5. Komunikasi dua arah dengan warga
Esensi COMMUNITY POLICING
adalah menjaga hubungan yang baik antara polisi dengan warganya. Hal ini hanya
dapat terwujud melalui komunikasi dua arah yang terjalin dalam kesetaraan
(sederajat). Polisi tidak berkomunikasi satu arah yang berkesan menggurui
bahkan bisa dianggap mengindoktrinasi. Dalam komunikasi tersebut dapat muncul
permasalahan–permasalahan yang dihadapi warga serta harapan yang mereka
inginkan dari polisinya. Petugas polisi kemudian melakukan analisa secara
bersama–sama dengan warga melalui diskusi untuk meyelesaikan masalah yang ada. Pada
suatu kesempatan dapat saja petugas menyampaikan arahan–arahan ataupun petunjuk
yang dianggap perlu dari pimpinannya. Pada kesempatan lain warga dapat
mengajukan beberapa alternatif penyelesaian masalah kepada petugas polisi. Komunikasi
yang terjalin dengan baik inilah ”KUNCI” keberhasilan Community Policing,
karena melalui komunikasi akan didapat saling pengertian antara kedua pihak dan
akan menghilangkan praduga–praduga terhadap polisi yang tidak benar.

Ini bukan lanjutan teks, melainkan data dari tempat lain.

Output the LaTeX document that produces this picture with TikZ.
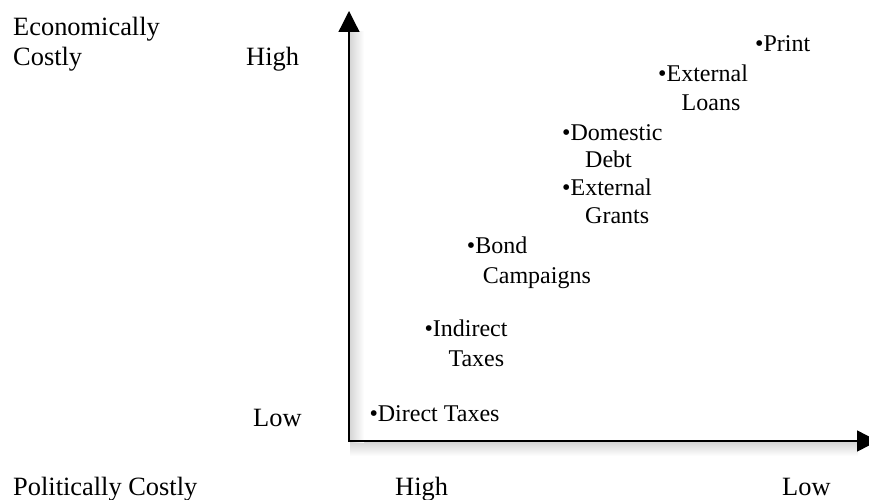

6. Desentralisasi kewenangan
Petugas COMMUNITY POLICING
memiliki kewenangan yang terbatas dalam tugasnya di mana mereka diberi
keleluasaan untuk menyusun program dan anggaran serta melakukan
aktivitas–aktivitasnya. Petugas COMMUNITY POLICING dalam merumuskan program dan
rencana kerjanya senantiasa meminta masukan dan bekerja sama dengan masyarakat.
Keterpaduan antara ide–ide polisi dan masyarakat akan melahirkan suatu program
yang lebih tepat daripada dirumuskan sendiri oleh polisinya. Keterlibatan
masyarakat juga mampu membangkitkan semangat dan kemauan warga untuk turut
serta secara aktif membantu polisi dalam pelaksanaan tugasnya.